There are two ways to greet the announcement from SNC-Lavalin Group Inc. that it has hired one of the world's top corruption fix-it specialists as its chief compliance officer.
The good news is that Andreas Pohlmann led a successful clean-up effort at Siemens AG after the German-based industrial giant was embroiled in a nasty global bribery scandal in the 2000s. He's a big hire by new SNC chief executive Robert Card and will oversee the introduction of "the type of world-class compliance system that he helped install at Siemens," Mr. Card said.
Dr. Pohlmann, now a partner in a Frankfurt-based compliance and corporate governance advisory firm, is the second outside compliance expert to join SNC, after it hired former Watergate investigator Michael Hershmann last month as an independent adviser.
The bad news? The recruitment of Dr. Pohlmann suggests SNC is gearing up for a broader and more expensive resolution to its widening bribery probe than the market seems to be pricing into SNC stock, which has had a nice recovery since the scandal broke open a year ago.
Recall that in December of 2008, one year after Dr. Pohlmann joined Siemens, the company agreed to pay $1.6-billion (U.S.) in fines to settle bribery charges against it.
Half of that money was paid to the U.S. Department of Justice, which spearheaded a tough investigation into Siemens, and the U.S. Securities and Exchange Commission, despite the fact Siemens is a German company and the alleged bribery took place in Asia, Africa, Europe, the Middle East and Latin America.
So far, we haven't heard anything about U.S. investigators – easily the world's toughest corruption fighters – dipping their fingers into the SNC case. The probes have largely been the domain of Canadian and Swiss investigators.
But what if that were to change? SNC isn't a U.S.-listed company, but no doubt the Justice department would join the trail if any of the company's U.S.-based operations were implicated in any way.
Now, consider the latest news on the SNC scandal: On Thursday, the Globe and Mail reported that investigators are probing SNC's operations in Algeria and one of its agents in the country.
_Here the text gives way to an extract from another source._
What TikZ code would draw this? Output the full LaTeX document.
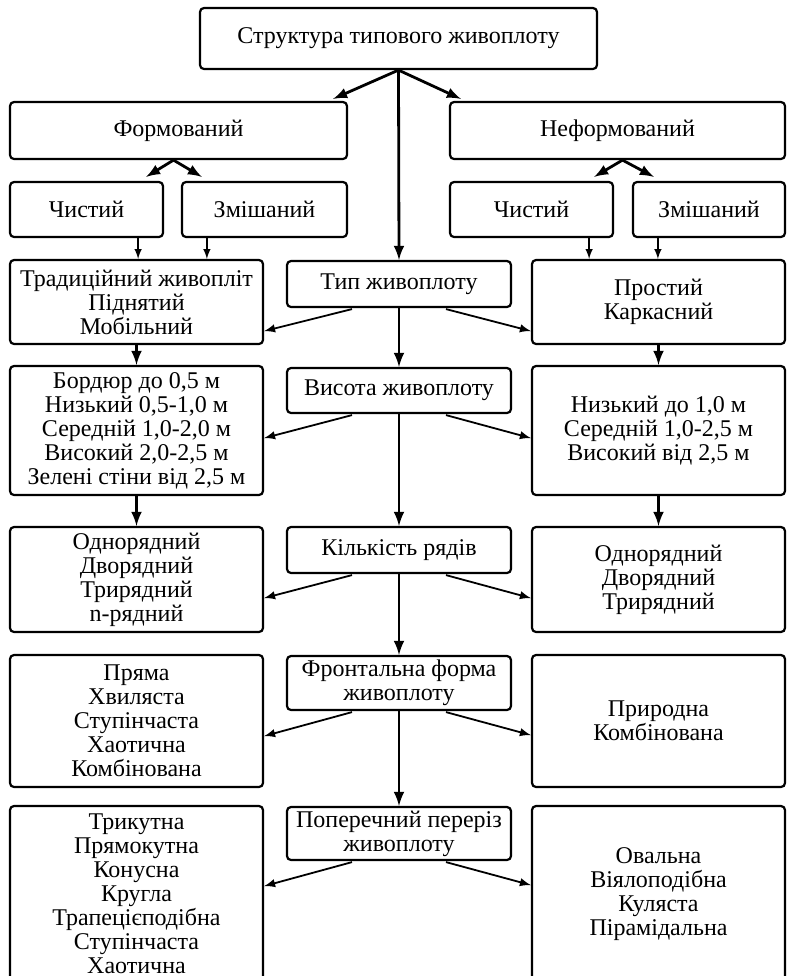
\documentclass[tikz,border=0pt]{standalone}
\usepackage{fontspec}
\setmainfont{Liberation Serif}
\usetikzlibrary{arrows, calc, positioning}

\begin{document}
\begin{tikzpicture}
[x=0.5pt, y=-0.5pt,
block_normal/.style ={rectangle, draw, line width=1.1pt, fill=white, align=center, rounded corners=2pt, inner sep=1pt, font=\fontsize{12}{12}\selectfont},
block_top/.style ={block_normal, minimum width=198.5pt, minimum height=30.5pt},
block_group/.style ={block_normal, minimum height=28.5pt},
block_kind/.style ={block_normal, minimum height=27.5pt},
block_side/.style ={block_normal, minimum width=126.5pt},
block_mid/.style ={block_normal, minimum width=112pt},
line_inner/.style ={draw, -latex, line width=1.4pt},
line_small/.style ={draw, -latex, line width=0.7pt},
line_side/.style ={draw, -latex, line width=0.9pt}]

\useasboundingbox (0,0) rectangle (787,976);
\clip (0,0) rectangle (787,976);

% top
\node[block_top] (title) at (398.5,38.5) {Структура типового живоплоту};
\node[block_group, minimum width=168.5pt] (form_l) at (178.5,130.5) {Формований};
\node[block_group, minimum width=167.5pt] (form_r) at (617.5,130.5) {Неформований};
\node[block_kind, minimum width=76.5pt] (pure_l) at (86.5,209.5) {Чистий};
\node[block_kind, minimum width=82.5pt] (mixed_l) at (264.5,209.5) {Змішаний};
\node[block_kind, minimum width=81.5pt] (pure_r) at (531.5,209.5) {Чистий};
\node[block_kind, minimum width=76pt] (mixed_r) at (709,209.5) {Змішаний};

% row 1
\node[block_side, minimum height=42pt] (trad) at (136.5,302) {Традиційний живопліт\\Піднятий\\Мобільний};
\node[block_mid, minimum height=23pt] (type) at (399,284) {Тип живоплоту};
\node[block_side, minimum height=42pt] (frame) at (658.5,302) {Простий\\Каркасний};
% row 2
\node[block_side, minimum height=64.5pt] (height_l) at (136.5,430.5) {Бордюр до 0,5 м\\Низький 0,5-1,0 м\\Середній 1,0-2,0 м\\Високий 2,0-2,5 м\\Зелені стіни від 2,5 м};
\node[block_mid, minimum height=22.5pt] (height) at (399,390.5) {Висота живоплоту};
\node[block_side, minimum height=64.5pt] (height_r) at (658.5,430.5) {Низький до 1,0 м\\Середній 1,0-2,5 м\\Високий від 2,5 м};
% row 3
\node[block_side, minimum height=52.5pt] (rows_l) at (136.5,579.5) {Однорядний\\Дворядний\\Трирядний\\n-рядний};
\node[block_mid, minimum height=23pt] (rows) at (399,550) {Кількість рядів};
\node[block_side, minimum height=52.5pt] (rows_r) at (658.5,579.5) {Однорядний\\Дворядний\\Трирядний};
% row 4
\node[block_side, minimum height=66pt] (front_l) at (136.5,721) {Пряма\\Хвиляста\\Ступінчаста\\Хаотична\\Комбінована};
\node[block_mid, minimum height=27pt] (front) at (399,683) {Фронтальна форма\\живоплоту};
\node[block_side, minimum height=66pt] (front_r) at (658.5,721) {Природна\\Комбінована};
% row 5
\node[block_side, minimum height=88pt] (cut_l) at (136.5,894) {Трикутна\\Прямокутна\\Конусна\\Кругла\\Трапецієподібна\\Ступінчаста\\Хаотична};
\node[block_mid, minimum height=26.5pt] (cut) at (399,833.5) {Поперечний переріз\\живоплоту};
\node[block_side, minimum height=88pt] (cut_r) at (658.5,894) {Овальна\\Віялоподібна\\Куляста\\Пірамідальна};

%%Pfeile%%%
\draw[line_inner] (title.south) -- ($(form_l.north east)+(-15,-2)$);
\draw[line_inner] (title.south) -- ($(form_r.north west)+(12,-2)$);
\draw[line_inner] (title.south) -- (type.north);
\draw[line_inner] ($(form_l.south)+(-5,0)$) -- ($(pure_l.north east)+(-18,-4)$);
\draw[line_inner] ($(form_l.south)+(-5,0)$) -- ($(mixed_l.north west)+(21,-4)$);
\draw[line_inner] ($(form_r.south)+(5,0)$) -- ($(pure_r.north east)+(-20,-4)$);
\draw[line_inner] ($(form_r.south)+(5,0)$) -- ($(mixed_r.north west)+(22,-4)$);

\draw[line_small] ($(pure_l.south east)+(-26,0)$) coordinate (p1) -- (p1 |- trad.north);
\draw[line_small] ($(mixed_l.south west)+(26,0)$) coordinate (p2) -- (p2 |- trad.north);
\draw[line_small] ($(pure_r.south east)+(-25,0)$) coordinate (p3) -- (p3 |- frame.north);
\draw[line_small] ($(mixed_r.south west)+(26,0)$) coordinate (p4) -- (p4 |- frame.north);

\draw[line_inner] (trad.south) -- (height_l.north);
\draw[line_inner] (height_l.south) -- (rows_l.north);
\draw[line_inner] (frame.south) -- (height_r.north);
\draw[line_inner] (height_r.south) -- (rows_r.north);

\draw[line_inner] (type.south) -- (height.north);
\draw[line_inner] (height.south) -- (rows.north);
\draw[line_inner] (rows.south) -- (front.north);
\draw[line_inner] (front.south) -- (cut.north);

\draw[line_side] ($(type.south)+(-47,1)$) -- ($(trad.east |- type.south)+(0,23)$);
\draw[line_side] ($(type.south)+(47,1)$) -- ($(frame.west |- type.south)+(0,23)$);
\draw[line_side] ($(height.south)+(-47,1)$) -- ($(height_l.east |- height.south)+(0,24)$);
\draw[line_side] ($(height.south)+(47,1)$) -- ($(height_r.west |- height.south)+(0,24)$);
\draw[line_side] ($(rows.south)+(-47,1)$) -- ($(rows_l.east |- rows.south)+(0,24)$);
\draw[line_side] ($(rows.south)+(47,1)$) -- ($(rows_r.west |- rows.south)+(0,24)$);
\draw[line_side] ($(front.south)+(-47,1)$) -- ($(front_l.east |- front.south)+(0,25)$);
\draw[line_side] ($(front.south)+(47,1)$) -- ($(front_r.west |- front.south)+(0,24)$);
\draw[line_side] ($(cut.south)+(-47,1)$) -- ($(cut_l.east |- cut.south)+(0,25)$);
\draw[line_side] ($(cut.south)+(47,1)$) -- ($(cut_r.west |- cut.south)+(0,24)$);

\end{tikzpicture}
\end{document}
We don't yet know which projects in Algeria are being probed, but we do know that SNC's Thermal Power division, which built and operated two thermal plants in Algeria in the 2000s, is based in the state of Washington. Could such a link be enough to prompt the U.S. Justice Department to investigate, particularly when it's not yet clear how much further the unfolding scandal, which touches SNC operations in Libya, Algeria, Bangladesh and Montreal, may spread?
What is certain is that the SNC board has sent a clear message it is prepared to get to the bottom of every last serious ethical lapse in the company, come clean about it and make any and all changes that are necessary. During Dr. Pohlmann's tenure, Siemens' rapid remedial efforts, substantive reforms and full public acknowledgment of its transgressions won the company praise and allowed it to move on.
SNC investors should expect a similar game plan, and to a day when SNC, like Siemens, can restore its international reputation. The cost to get there, however, is another matter.